THE DIFFERENCE BETWEEN EXPECTATIONS AND EXPECTANCY is that expectations say “this is what I deserve,” and then, when our expectations aren’t met, the result is disappointment and disillusionment. We cannot have expectations of how God will answer our prayers. On the other hand, expectancy is being hopeful but open. (Check out Sam Francart’s blog –https://samfrancart.theworldrace.org/?filename=expectations-vs-expectancy
What makes or breaks your day– even today? We wake up and before we even open our eyes, we are thinking……what? Our thinking can wake us up with worries and dreads and thoughts that are not conducive to a productive morning or day. Anxiousness or disillusionment are already wrapping themselves around our minds as we roll out of our rumpled sheets.
I THINK disillusionment is all about what WE need to get done that day and it is all we think in the NEED category.
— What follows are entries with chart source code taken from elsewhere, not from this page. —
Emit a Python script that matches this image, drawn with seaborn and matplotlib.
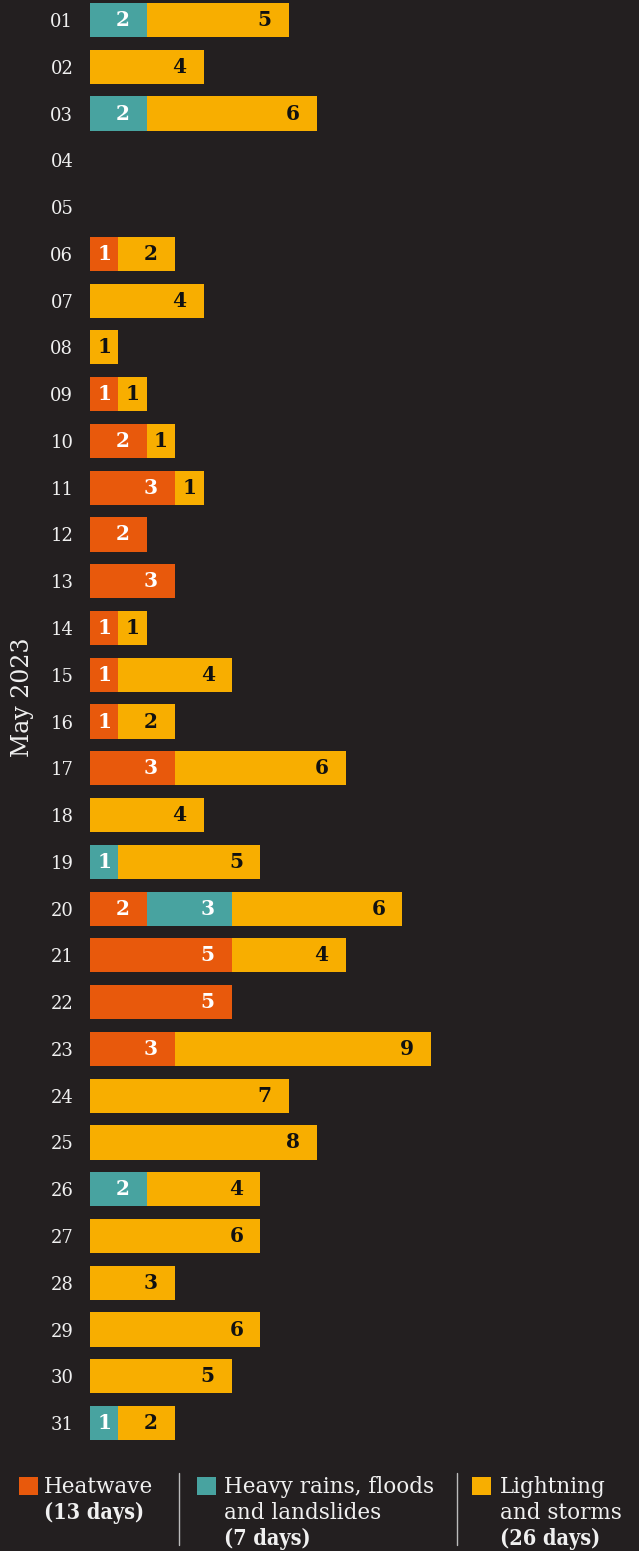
import pandas as pd
import seaborn as sns
import matplotlib.pyplot as plt
from matplotlib.patches import Rectangle
from matplotlib.lines import Line2D

# data, May 2023
days = ["01", "02", "03", "04", "05", "06", "07", "08", "09", "10",
        "11", "12", "13", "14", "15", "16", "17", "18", "19", "20",
        "21", "22", "23", "24", "25", "26", "27", "28", "29", "30", "31"]
heat = [0, 0, 0, 0, 0, 1, 0, 0, 1, 2, 3, 2, 3, 1, 1, 1, 3, 0, 0, 2,
        5, 5, 3, 0, 0, 0, 0, 0, 0, 0, 0]
rain = [2, 0, 2, 0, 0, 0, 0, 0, 0, 0, 0, 0, 0, 0, 0, 0, 0, 0, 1, 3,
        0, 0, 0, 0, 0, 2, 0, 0, 0, 0, 1]
storm = [5, 4, 6, 0, 0, 2, 4, 1, 1, 1, 1, 0, 0, 1, 4, 2, 6, 4, 5, 6,
         4, 0, 9, 7, 8, 4, 6, 3, 6, 5, 2]

legend_titles = [["Heatwave"], ["Heavy rains, floods", "and landslides"],
                 ["Lightning", "and storms"]]
legend_counts = ["(13 days)", "(7 days)", "(26 days)"]

BG = "#231f20"
TXT = "#f0f0f0"
C_HEAT = "#e8590c"
C_RAIN = "#48a3a0"
C_STORM = "#f8ae00"

df = pd.DataFrame({"day": days, "heat": heat, "rain": rain, "storm": storm})
df["hr"] = df["heat"] + df["rain"]
df["total"] = df["hr"] + df["storm"]

sns.set_theme(style="dark")
plt.rcParams["font.family"] = ["DejaVu Serif"]

W, H = 639, 1551
fig = plt.figure(figsize=(W / 100, H / 100), dpi=100, facecolor=BG)
ax = fig.add_axes([90 / W, 0.0674, 19 * 28.4 / W, 0.9348])
ax.set_facecolor(BG)

# stacked bars: draw cumulative totals, longest first
for col, c in [("total", C_STORM), ("hr", C_RAIN), ("heat", C_HEAT)]:
    sns.barplot(data=df, x=col, y="day", color=c, saturation=1, width=0.73,
                linewidth=0, errorbar=None, ax=ax)

# value labels near the end of each segment
for i, r in df.iterrows():
    start = 0
    for v, tc in [(r["heat"], "white"), (r["rain"], "white"), (r["storm"], "#111111")]:
        if v > 0:
            end = start + v
            ax.text(end - min(0.85, v / 2), i, str(v), ha="center", va="center",
                    fontsize=14.5, fontweight="heavy", color=tc)
        start += v

ax.set_xlim(0, 19)
ax.set_ylim(30.5, -0.5)
ax.set_xticks([])
ax.set_xlabel("")
ax.set_ylabel("")
ax.grid(False)
for s in ax.spines.values():
    s.set_visible(False)
ax.tick_params(axis="y", length=0, pad=12, labelsize=13, labelcolor=TXT)

fig.text(23 / W, 1 - 697 / H, "May 2023", rotation=90, ha="center",
         va="center", fontsize=17, color=TXT)

# legend at the bottom
sq_x = [19, 197, 472]
txt_x = [44, 224, 500]
colors = [C_HEAT, C_RAIN, C_STORM]
base = [1493, 1519, 1545]
for k in range(3):
    fig.add_artist(Rectangle((sq_x[k] / W, 1 - 1495 / H), 19 / W, 18 / H,
                             transform=fig.transFigure, color=colors[k], lw=0))
    lines = legend_titles[k]
    for j, t in enumerate(lines):
        fig.text(txt_x[k] / W, 1 - base[j] / H, t, ha="left", va="baseline",
                 fontsize=15.5, color=TXT)
    fig.text(txt_x[k] / W, 1 - base[len(lines)] / H, legend_counts[k],
             ha="left", va="baseline", fontsize=15.5, fontweight="bold",
             color=TXT, fontstretch="condensed")
for xs in [179, 457]:
    fig.add_artist(Line2D([xs / W, xs / W], [1 - 1473 / H, 1 - 1545 / H],
                          transform=fig.transFigure, color="#bbbbbb", lw=1))

fig.savefig("out.png", dpi=100, facecolor=BG)
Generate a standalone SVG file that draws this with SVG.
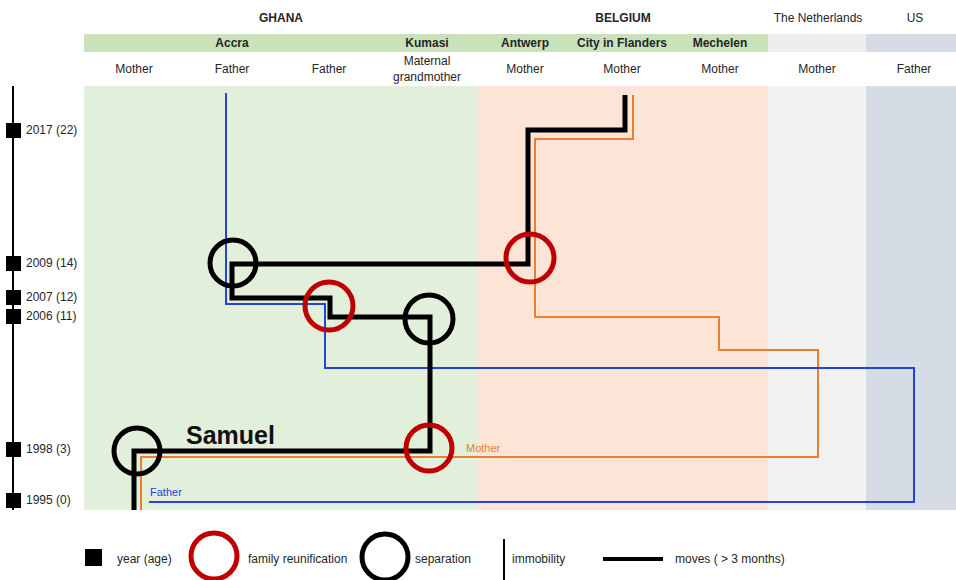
<svg xmlns="http://www.w3.org/2000/svg" width="956" height="580" viewBox="0 0 956 580">
<style>
text{font-family:"Liberation Sans",Arial,sans-serif;fill:#262626;}
.cty{font-size:12px;font-weight:bold;text-anchor:middle;}
.ctry{font-size:12px;text-anchor:middle;}
.col{font-size:12px;text-anchor:middle;}
.yr{font-size:12px;}
.lg{font-size:12px;}
.sep{fill:none;stroke:#000;stroke-width:5;}
.reu{fill:none;stroke:#c00000;stroke-width:5;}
.blk{fill:none;stroke:#000;stroke-width:5;stroke-linejoin:miter;}
.org{fill:none;stroke:#ed7d31;stroke-width:2;}
.blu{fill:none;stroke:#2343e0;stroke-width:2;}
</style>
<rect x="0" y="0" width="956" height="580" fill="#ffffff"/>
<g id="background">
<rect x="84" y="34" width="684" height="18" fill="#c9e2b9"/>
<rect x="768" y="34" width="98" height="18" fill="#eeeeee"/>
<rect x="866" y="34" width="90" height="18" fill="#d6dce5"/>
<rect x="84" y="86" width="393" height="424" fill="#e2efda"/>
<rect x="477" y="86" width="291" height="424" fill="#fce4d6"/>
<rect x="768" y="86" width="98" height="424" fill="#f2f2f2"/>
<rect x="866" y="86" width="90" height="424" fill="#d6dce5"/>
</g>
<g id="headers">
<text class="cty" x="281" y="22">GHANA</text>
<text class="cty" x="623" y="22">BELGIUM</text>
<text class="ctry" x="818" y="22">The Netherlands</text>
<text class="ctry" x="915" y="22">US</text>
<text class="cty" x="232" y="47">Accra</text>
<text class="cty" x="427" y="47">Kumasi</text>
<text class="cty" x="525" y="47">Antwerp</text>
<text class="cty" x="622" y="47">City in Flanders</text>
<text class="cty" x="720" y="47">Mechelen</text>
<text class="col" x="134" y="73">Mother</text>
<text class="col" x="232" y="73">Father</text>
<text class="col" x="329" y="73">Father</text>
<text class="col" x="427" y="65">Maternal</text>
<text class="col" x="427" y="81">grandmother</text>
<text class="col" x="525" y="73">Mother</text>
<text class="col" x="622" y="73">Mother</text>
<text class="col" x="720" y="73">Mother</text>
<text class="col" x="817" y="73">Mother</text>
<text class="col" x="914" y="73">Father</text>
</g>
<g id="axis">
<line x1="13" y1="86" x2="13" y2="510" stroke="#000" stroke-width="2"/>
<rect x="6" y="123" width="15" height="15" fill="#000"/>
<rect x="6" y="256" width="15" height="15" fill="#000"/>
<rect x="6" y="290" width="15" height="15" fill="#000"/>
<rect x="6" y="309" width="15" height="15" fill="#000"/>
<rect x="6" y="442" width="15" height="15" fill="#000"/>
<rect x="6" y="493" width="15" height="15" fill="#000"/>
<text class="yr" x="26" y="134">2017 (22)</text>
<text class="yr" x="26" y="267">2009 (14)</text>
<text class="yr" x="26" y="301">2007 (12)</text>
<text class="yr" x="26" y="320">2006 (11)</text>
<text class="yr" x="26" y="453">1998 (3)</text>
<text class="yr" x="26" y="504">1995 (0)</text>
</g>
<g id="connectors">
<polyline id="mother-path" class="org" points="633,95 633,139 535,139 535,317 719,317 719,350 818,350 818,457 141,457 141,510"/>
<polyline id="father-path" class="blu" points="226,93 226,304 325,304 325,368 914,368 914,502 149,502"/>
<polyline id="samuel-path" class="blk" points="134,510 134,451 430,451 430,317 330,317 330,298 232,298 232,264 528,264 528,130 625,130 625,95"/>
</g>
<g id="labels">
<text x="186" y="444" style="font-size:25px;font-weight:bold;fill:#111">Samuel</text>
<text x="466" y="452" style="font-size:11px;fill:#ed7d31">Mother</text>
<text x="150" y="496" style="font-size:11px;fill:#2343e0">Father</text>
</g>
<g id="sep-1998"><circle class="sep" cx="137" cy="451" r="23"/></g>
<g id="reu-1998"><circle class="reu" cx="429" cy="448" r="23"/></g>
<g id="sep-2006"><circle class="sep" cx="429" cy="319" r="24"/></g>
<g id="reu-2007"><circle class="reu" cx="329" cy="306" r="24"/></g>
<g id="sep-2009"><circle class="sep" cx="233" cy="263" r="23"/></g>
<g id="reu-2009"><circle class="reu" cx="530" cy="258" r="24"/></g>
<g id="legend">
<rect x="85" y="549" width="17" height="17" fill="#000"/>
<text class="lg" x="117" y="563">year (age)</text>
<circle class="reu" cx="214" cy="556" r="23"/>
<text class="lg" x="248" y="563">family reunification</text>
<circle class="sep" cx="385" cy="557" r="23"/>
<text class="lg" x="415" y="563">separation</text>
<line x1="504" y1="539" x2="504" y2="580" stroke="#000" stroke-width="2"/>
<text class="lg" x="512" y="563">immobility</text>
<line x1="603" y1="559" x2="663" y2="559" stroke="#000" stroke-width="4"/>
<text class="lg" x="675" y="563">moves ( &gt; 3 months)</text>
</g>
</svg>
If we don’t get one thing after another on our LIST accomplished, then we have a broken day. Unmet EXPECTATIONS! We are disappointed, disillusioned. . Bottom line, OUR focus is on our goal and not the journey as part of the thing to get done. Our true mind-health is our attitude on the journey!
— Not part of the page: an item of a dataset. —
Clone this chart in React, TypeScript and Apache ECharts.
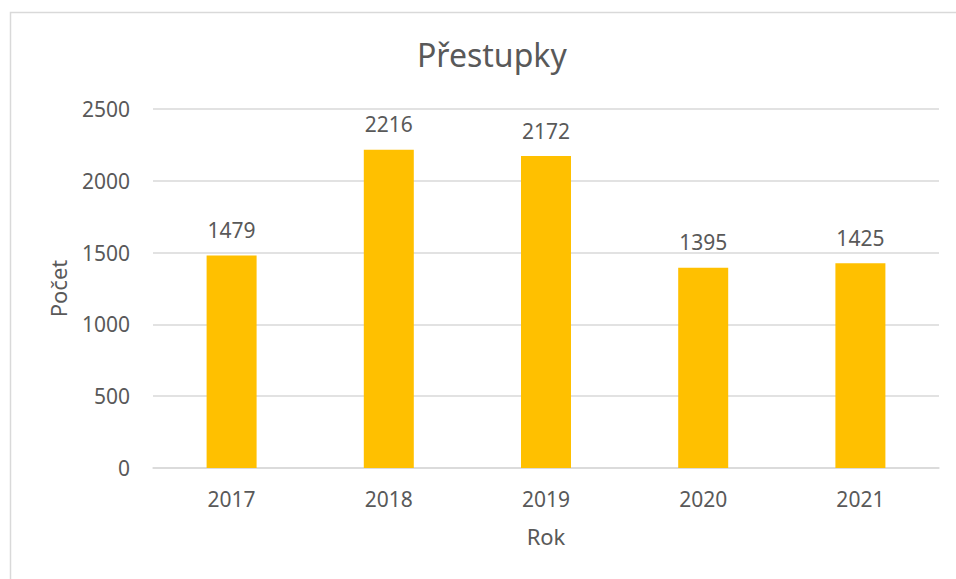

I learned a few winters ago that I too fell into “I need to get that done and I expect it to happen”…and when it didn’t, I would get upset, my day went downhill. But then, I really paid attention to some reading I was into and BINGO….I saw my whole upside-down thinking was messing with my mind.
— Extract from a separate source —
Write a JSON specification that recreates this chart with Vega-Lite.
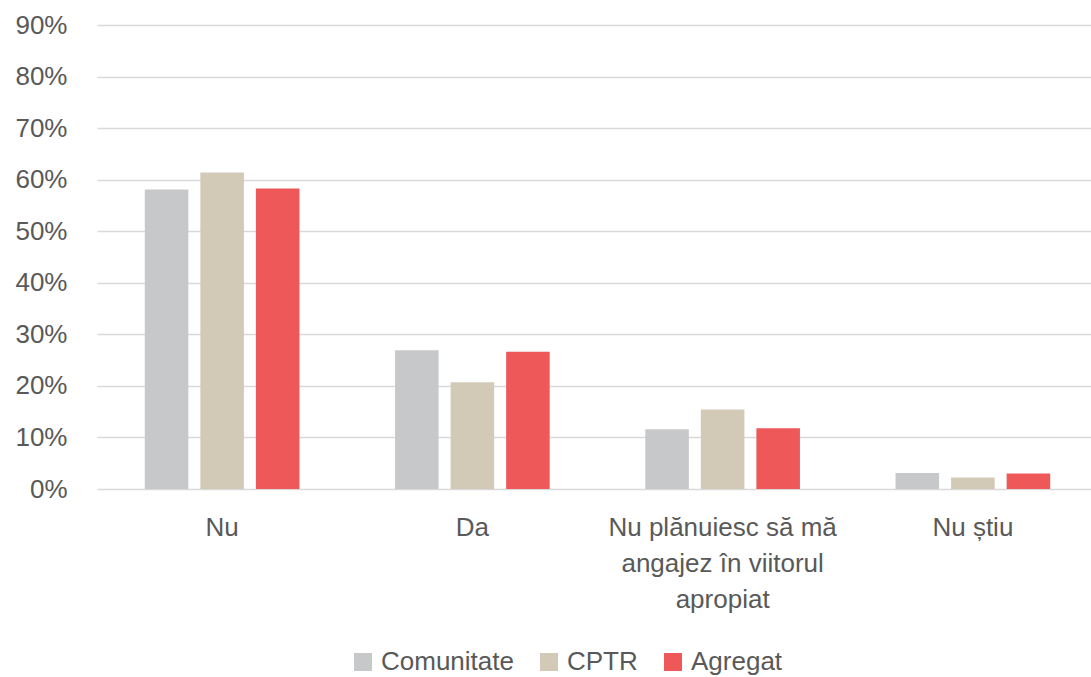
{
  "$schema": "https://vega.github.io/schema/vega-lite/v6.json",
  "width": 1001,
  "height": 464,
  "autosize": {"type": "none"},
  "padding": {"left": 97, "top": 25, "right": 0, "bottom": 188},
  "background": "white",
  "config": {
    "view": {"stroke": null},
    "font": "Liberation Sans, Arial",
    "axis": {"labelFont": "Liberation Sans, Arial", "labelColor": "#595959", "labelFontSize": 26},
    "legend": {"labelFont": "Liberation Sans, Arial"}
  },
  "data": {
    "values": [
      {"category": "Nu", "series": "Comunitate", "value": 0.581},
      {"category": "Nu", "series": "CPTR", "value": 0.614},
      {"category": "Nu", "series": "Agregat", "value": 0.583},
      {"category": "Da", "series": "Comunitate", "value": 0.269},
      {"category": "Da", "series": "CPTR", "value": 0.207},
      {"category": "Da", "series": "Agregat", "value": 0.266},
      {"category": "Nu plănuiesc să mă angajez în viitorul apropiat", "series": "Comunitate", "value": 0.116},
      {"category": "Nu plănuiesc să mă angajez în viitorul apropiat", "series": "CPTR", "value": 0.154},
      {"category": "Nu plănuiesc să mă angajez în viitorul apropiat", "series": "Agregat", "value": 0.118},
      {"category": "Nu știu", "series": "Comunitate", "value": 0.031},
      {"category": "Nu știu", "series": "CPTR", "value": 0.0225},
      {"category": "Nu știu", "series": "Agregat", "value": 0.030}
    ]
  },
  "mark": {"type": "bar"},
  "encoding": {
    "x": {
      "field": "category",
      "type": "nominal",
      "sort": ["Nu", "Da", "Nu plănuiesc să mă angajez în viitorul apropiat", "Nu știu"],
      "scale": {"paddingInner": 0.382, "paddingOuter": 0.191},
      "axis": {
        "title": null,
        "labelAngle": 0,
        "domain": false,
        "ticks": false,
        "labelPadding": 25,
        "labelLimit": 400,
        "labelLineHeight": 36,
        "labelExpr": "datum.value == 'Nu plănuiesc să mă angajez în viitorul apropiat' ? ['Nu plănuiesc să mă', 'angajez în viitorul', 'apropiat'] : datum.label"
      }
    },
    "xOffset": {
      "field": "series",
      "type": "nominal",
      "sort": ["Comunitate", "CPTR", "Agregat"],
      "scale": {"paddingInner": 0.216, "paddingOuter": 0}
    },
    "y": {
      "field": "value",
      "type": "quantitative",
      "scale": {"domain": [0, 0.9]},
      "axis": {
        "title": null,
        "format": ".0%",
        "values": [0, 0.1, 0.2, 0.3, 0.4, 0.5, 0.6, 0.7, 0.8, 0.9],
        "domain": false,
        "ticks": false,
        "labelPadding": 30,
        "grid": true,
        "gridColor": "#d9d9d9",
        "gridWidth": 1.5
      }
    },
    "color": {
      "field": "series",
      "type": "nominal",
      "scale": {"domain": ["Comunitate", "CPTR", "Agregat"], "range": ["#c7c8ca", "#d2cab7", "#ee5859"]},
      "legend": {
        "title": null,
        "orient": "none",
        "legendX": 253,
        "legendY": 624,
        "direction": "horizontal",
        "symbolType": "square",
        "symbolSize": 324,
        "symbolStrokeWidth": 0,
        "labelFontSize": 26,
        "labelColor": "#595959",
        "labelOffset": 5,
        "columnPadding": 22,
        "labelLimit": 300
      }
    }
  }
}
Expectancy says something quite opposite of expecting stuff to be done. It’s refreshing and like adventurous. It takes the pressure off me! It’s taking the focus off my control and me, myself, and I. When I truly practiced the expectancy my day became and is to this day a day of “I wonder” or “why am I really here doing such and such not getting what I want…it isn’t always about my thing…but about the thing that God wants me to be doing. It’s HIS thing. And His thing is all His work and His methods and His purpose! He’s got it!
Let me know your thoughts here on my BLOG!
I want to keep living in EXPECTANCY! Why didn’t I do that all along?